I read codes in trtllm about tunning gemms. I find the cutlass configs there:
// Note: The shapes are in the format MxNxK. The K shape of the runtime config MUST match the K shape
// in the kernel layout details when doing weight only quantization.
enum class CutlassTileConfig
{
// Signals that we should run heuristics do choose a config
Undefined,
// Signals that we should run heuristics do choose a config
ChooseWithHeuristic,
// SiMT config
CtaShape128x128x8_WarpShape64x64x8,
// TensorCore configs CTA_N = 128, CTA_K = 64
// Warp configs for M=16
CtaShape16x128x64_WarpShape16x32x64,
// Warp configs for M=32
CtaShape32x128x64_WarpShape32x32x64,
// Warp configs for M=64
CtaShape64x128x64_WarpShape32x64x64,
CtaShape64x64x128_WarpShape32x64x64,
CtaShape64x128x64_WarpShape64x32x64,
// Warp configs for M=128
CtaShape128x64x64_WarpShape64x32x64,
CtaShape128x128x64_WarpShape64x32x64,
CtaShape128x128x64_WarpShape64x64x64,
CtaShape128x128x64_WarpShape128x32x64,
CtaShape128x256x64_WarpShape64x64x64,
// Warp configs for M=256
CtaShape256x128x64_WarpShape64x64x64,
// TensorCore config CTA_N = 64, CTA_K = 128
CtaShape128x64x128_WarpShape64x32x128,
// TensorCore config CTA_N = 256, CTA_K = 64
CtaShape16x256x64_WarpShape16x64x64,
// TensorCore config CTA_N = 256, CTA_K = 128
CtaShape16x256x128_WarpShape16x64x128
};
Best configs for all shapes are choosen from these configs.
I'm confused how they choose these ones? For example, why K is always no less than 64 ?
I know the mma instruction shape is like 16x8x16 or 16x8x8, why can't the tile k be 16 or 32 ?
I want to know some experience about choosing candidate configs for cutlass kernels.
Do you have any suggestion about examples or guidelines about this? I'm really confused about this for days.
Thank you a lot!
warp tile size k should be bigger than mma instruction k so that we can run multiple mma in the inner loop to use mma to hide other latencies.
cutlass profiler supports group gemm for sm90 and sm100. if you want the best config for your problem sizes, you can run cutlass profiler with all your possible problem sizes to find the best one.
warp tile size k should be bigger than mma instruction k so that we can run multiple mma in the inner loop to use mma to hide other latencies.
cutlass profiler supports group gemm for sm90 and sm100. if you want the best config for your problem sizes, you can run cutlass profiler with all your possible problem sizes to find the best one.

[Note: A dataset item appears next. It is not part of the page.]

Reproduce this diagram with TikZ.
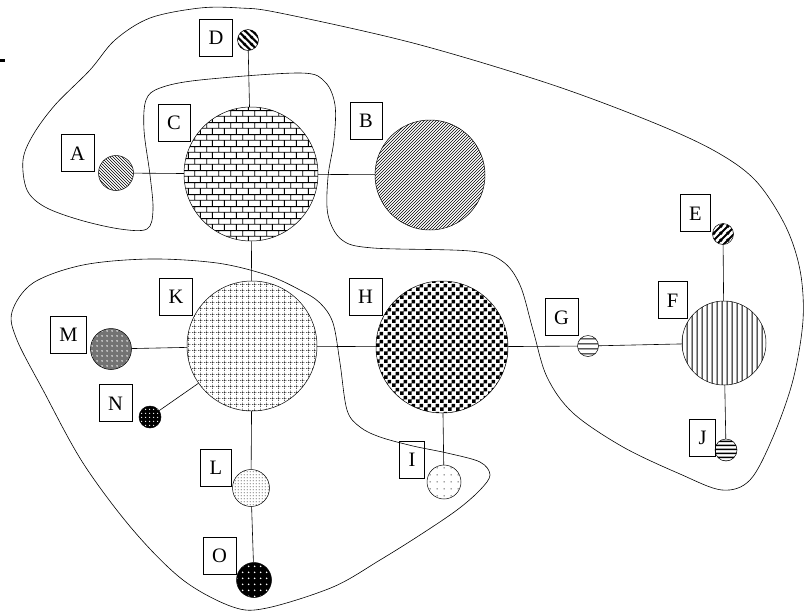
\documentclass[tikz,border=0pt]{standalone}
\usepackage{fontspec}
\setmainfont{Liberation Serif}
\usetikzlibrary{patterns}

\pgfdeclarepatternformonly{thickNW}{\pgfqpoint{0pt}{0pt}}{\pgfqpoint{7pt}{7pt}}{\pgfqpoint{7pt}{7pt}}{%
  \pgfsetlinewidth{2.2pt}%
  \pgfpathmoveto{\pgfqpoint{-1pt}{8pt}}\pgfpathlineto{\pgfqpoint{8pt}{-1pt}}%
  \pgfpathmoveto{\pgfqpoint{-1pt}{1pt}}\pgfpathlineto{\pgfqpoint{1pt}{-1pt}}%
  \pgfpathmoveto{\pgfqpoint{6pt}{8pt}}\pgfpathlineto{\pgfqpoint{8pt}{6pt}}%
  \pgfusepath{stroke}}
\pgfdeclarepatternformonly{thickNE}{\pgfqpoint{0pt}{0pt}}{\pgfqpoint{7pt}{7pt}}{\pgfqpoint{7pt}{7pt}}{%
  \pgfsetlinewidth{2.2pt}%
  \pgfpathmoveto{\pgfqpoint{-1pt}{-1pt}}\pgfpathlineto{\pgfqpoint{8pt}{8pt}}%
  \pgfpathmoveto{\pgfqpoint{6pt}{-1pt}}\pgfpathlineto{\pgfqpoint{8pt}{1pt}}%
  \pgfpathmoveto{\pgfqpoint{-1pt}{6pt}}\pgfpathlineto{\pgfqpoint{1pt}{8pt}}%
  \pgfusepath{stroke}}
\pgfdeclarepatternformonly{vlinesF}{\pgfqpoint{0pt}{0pt}}{\pgfqpoint{5pt}{5pt}}{\pgfqpoint{5pt}{5pt}}{%
  \pgfsetlinewidth{1pt}%
  \pgfpathmoveto{\pgfqpoint{2.5pt}{-1pt}}\pgfpathlineto{\pgfqpoint{2.5pt}{6pt}}%
  \pgfusepath{stroke}}
\pgfdeclarepatternformonly{hlinesG}{\pgfqpoint{0pt}{0pt}}{\pgfqpoint{5pt}{5pt}}{\pgfqpoint{5pt}{5pt}}{%
  \pgfsetlinewidth{1.3pt}%
  \pgfpathmoveto{\pgfqpoint{-1pt}{2.5pt}}\pgfpathlineto{\pgfqpoint{6pt}{2.5pt}}%
  \pgfusepath{stroke}}
\pgfdeclarepatternformonly{hlinesJ}{\pgfqpoint{0pt}{0pt}}{\pgfqpoint{4pt}{4pt}}{\pgfqpoint{4pt}{4pt}}{%
  \pgfsetlinewidth{1.8pt}%
  \pgfpathmoveto{\pgfqpoint{-1pt}{2pt}}\pgfpathlineto{\pgfqpoint{5pt}{2pt}}%
  \pgfusepath{stroke}}
\pgfdeclarepatternformonly{bricksC}{\pgfqpoint{0pt}{0pt}}{\pgfqpoint{12pt}{12pt}}{\pgfqpoint{12pt}{12pt}}{%
  \pgfsetlinewidth{0.9pt}%
  \pgfpathmoveto{\pgfqpoint{-1pt}{3pt}}\pgfpathlineto{\pgfqpoint{13pt}{3pt}}%
  \pgfpathmoveto{\pgfqpoint{-1pt}{9pt}}\pgfpathlineto{\pgfqpoint{13pt}{9pt}}%
  \pgfpathmoveto{\pgfqpoint{3pt}{3pt}}\pgfpathlineto{\pgfqpoint{3pt}{9pt}}%
  \pgfpathmoveto{\pgfqpoint{9pt}{9pt}}\pgfpathlineto{\pgfqpoint{9pt}{13pt}}%
  \pgfpathmoveto{\pgfqpoint{9pt}{-1pt}}\pgfpathlineto{\pgfqpoint{9pt}{3pt}}%
  \pgfusepath{stroke}}
\pgfdeclarepatternformonly{checkH}{\pgfqpoint{0pt}{0pt}}{\pgfqpoint{8pt}{8pt}}{\pgfqpoint{8pt}{8pt}}{%
  \pgfpathrectangle{\pgfpointorigin}{\pgfqpoint{4pt}{4pt}}%
  \pgfpathrectangle{\pgfqpoint{4pt}{4pt}}{\pgfqpoint{4pt}{4pt}}%
  \pgfusepath{fill}}
\pgfdeclarepatternformonly{gridK}{\pgfqpoint{0pt}{0pt}}{\pgfqpoint{6pt}{6pt}}{\pgfqpoint{6pt}{6pt}}{%
  \pgfsetlinewidth{0.6pt}%
  \pgfsetdash{{1pt}{1pt}}{0pt}%
  \pgfpathmoveto{\pgfqpoint{3pt}{0pt}}\pgfpathlineto{\pgfqpoint{3pt}{6pt}}%
  \pgfpathmoveto{\pgfqpoint{0pt}{3pt}}\pgfpathlineto{\pgfqpoint{6pt}{3pt}}%
  \pgfusepath{stroke}}
\pgfdeclarepatternformonly{dotsM}{\pgfqpoint{0pt}{0pt}}{\pgfqpoint{4.5pt}{4.5pt}}{\pgfqpoint{4.5pt}{4.5pt}}{%
  \pgfpathcircle{\pgfqpoint{2.25pt}{2.25pt}}{0.9pt}\pgfusepath{fill}}
\pgfdeclarepatternformonly{dotsN}{\pgfqpoint{0pt}{0pt}}{\pgfqpoint{4pt}{4pt}}{\pgfqpoint{4pt}{4pt}}{%
  \pgfpathcircle{\pgfqpoint{2pt}{2pt}}{0.8pt}\pgfusepath{fill}}
\pgfdeclarepatternformonly{dotsO}{\pgfqpoint{0pt}{0pt}}{\pgfqpoint{6pt}{6pt}}{\pgfqpoint{6pt}{6pt}}{%
  \pgfpathcircle{\pgfqpoint{3pt}{3pt}}{1pt}\pgfusepath{fill}}
\pgfdeclarepatternformonly{dotsL}{\pgfqpoint{0pt}{0pt}}{\pgfqpoint{3pt}{3pt}}{\pgfqpoint{3pt}{3pt}}{%
  \pgfpathcircle{\pgfqpoint{1.5pt}{1.5pt}}{0.6pt}\pgfusepath{fill}}
\pgfdeclarepatternformonly{dotsI}{\pgfqpoint{0pt}{0pt}}{\pgfqpoint{7pt}{7pt}}{\pgfqpoint{7pt}{7pt}}{%
  \pgfpathcircle{\pgfqpoint{3.5pt}{3.5pt}}{0.6pt}\pgfusepath{fill}}

\tikzset{
  lbl/.style={draw, line width=0.6pt, font=\fontsize{20.5}{24}\selectfont,
    inner xsep=9pt, inner ysep=0pt, minimum height=37pt, text height=14pt, text depth=0pt},
  ball/.style={circle, draw, line width=0.5pt, inner sep=0pt},
  link/.style={line width=0.6pt},
  blob/.style={line width=0.6pt}
}

\begin{document}
\begin{tikzpicture}[x=1pt, y=-1pt]
\useasboundingbox (0,0) rectangle (812,611);

% small mark at the left edge
\fill (0,58.5) rectangle (5,62);

% upper region
\draw[blob] plot[smooth cycle, tension=0.55] coordinates {
 (280,13) (413,43) (547,83) (647,120) (713,150) (755,180) (785,225) (800,270)
 (803,320) (793,380) (773,437) (750,480) (722,490) (680,474) (623,447)
 (573,413) (547,377) (533,330) (520,285) (502,261) (470,251) (373,248)
 (342,240) (328,215) (328,177) (334,140) (335,105) (325,82) (300,73)
 (200,80) (160,88) (146,100) (144,130) (150,175) (153,210) (147,229)
 (120,229) (80,220) (45,207) (27,190) (23,160) (33,135) (55,105) (90,70)
 (115,40) (150,18) (200,8) (240,8)};

% lower region
\draw[blob] plot[smooth cycle, tension=0.55] coordinates {
 (150,259) (217,263) (267,275) (300,290) (320,303) (333,323) (340,363)
 (347,410) (360,427) (380,437) (413,446) (447,453) (480,462) (490,475)
 (480,490) (457,510) (420,535) (380,560) (333,587) (267,608) (233,607)
 (183,580) (133,530) (83,463) (43,390) (17,340) (12,312) (33,283) (83,265)};

% circles
\node[ball, minimum size=35pt, pattern=north west lines] (A) at (116,173) {};
\node[ball, minimum size=21pt, pattern=thickNW] (D) at (248,40) {};
\node[ball, minimum size=134pt, pattern=bricksC] (C) at (251,174) {};
\node[ball, minimum size=110pt, pattern=north east lines] (B) at (430,175) {};
\node[ball, minimum size=21pt, pattern=thickNE] (E) at (723,234) {};
\node[ball, minimum size=84pt, pattern=vlinesF] (F) at (724,343) {};
\node[ball, minimum size=21pt, pattern=hlinesG] (G) at (588,346) {};
\node[ball, minimum size=22pt, pattern=hlinesJ] (J) at (726,450) {};
\node[ball, minimum size=132pt, pattern=checkH] (H) at (442,347) {};
\node[ball, minimum size=130pt, pattern=gridK, pattern color=black] (K) at (252,346) {};
\node[ball, minimum size=41pt, preaction={fill=black!55}, pattern=dotsM, pattern color=white] (M) at (111,349) {};
\node[ball, minimum size=22pt, preaction={fill=black}, pattern=dotsN, pattern color=white] (N) at (150,417) {};
\node[ball, minimum size=37pt, pattern=dotsL] (L) at (251,488) {};
\node[ball, minimum size=35pt, preaction={fill=black}, pattern=dotsO, pattern color=white] (O) at (254,580) {};
\node[ball, minimum size=34pt, pattern=dotsI] (I) at (444,482) {};

% connectors
\draw[link] (A) -- (C);
\draw[link] (C) -- (B);
\draw[link] (D) -- (C);
\draw[link] (C) -- (K);
\draw[link] (M) -- (K);
\draw[link] (N) -- (K);
\draw[link] (K) -- (H);
\draw[link] (K) -- (L);
\draw[link] (L) -- (O);
\draw[link] (H) -- (I);
\draw[link] (H) -- (G);
\draw[link] (G) -- (F);
\draw[link] (E) -- (F);
\draw[link] (F) -- (J);

% labels
\node[lbl] (lA) at (77.5,153) {A};
\node[lbl] (lD) at (216,37.5) {D};
\node[lbl] (lC) at (174,122.5) {C};
\node[lbl] (lB) at (366,120.5) {B};
\node[lbl] (lE) at (695.5,213) {E};
\node[lbl] (lF) at (672.5,300) {F};
\node[lbl] (lG) at (561.5,317) {G};
\node[lbl] (lJ) at (702.5,437.5) {J};
\node[lbl] (lH) at (365.5,296.5) {H};
\node[lbl] (lK) at (176,296.5) {K};
\node[lbl] (lM) at (68.5,334.5) {M};
\node[lbl] (lN) at (115.5,403) {N};
\node[lbl] (lL) at (216,467.5) {L};
\node[lbl] (lO) at (219.5,555.5) {O};
\node[lbl] (lI) at (412,459.5) {I};
\end{tikzpicture}
\end{document}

So the candidates in the trtllm kernel configs are only a part of all the possible configs to get a good performance, not the best performance, right?
Correct. In general, there can be O(1e5) to (1e6) candidate kernels for a given problem
Correct. In general, there can be O(1e5) to (1e6) candidate kernels for a given problem
Thank you. There seems to be a lot in common with open-ai triton auto tuning.
This issue has been labeled inactive-30d due to no recent activity in the past 30 days. Please close this issue if no further response or action is needed. Otherwise, please respond with a comment indicating any updates or changes to the original issue and/or confirm this issue still needs to be addressed. This issue will be labeled inactive-90d if there is no activity in the next 60 days.
I want to know how to update default kernels parameters correctly and make them effective? It seems that there are too many related documents. Of course I am a beginner.
I want to know how to update default kernels parameters correctly and make them effective? It seems that there are too many related documents. Of course I am a beginner.
I think you need to give an example of what specific question you are confused with.
This issue has been labeled inactive-90d due to no recent activity in the past 90 days. Please close this issue if no further response or action is needed. Otherwise, please respond with a comment indicating any updates or changes to the original issue and/or confirm this issue still needs to be addressed.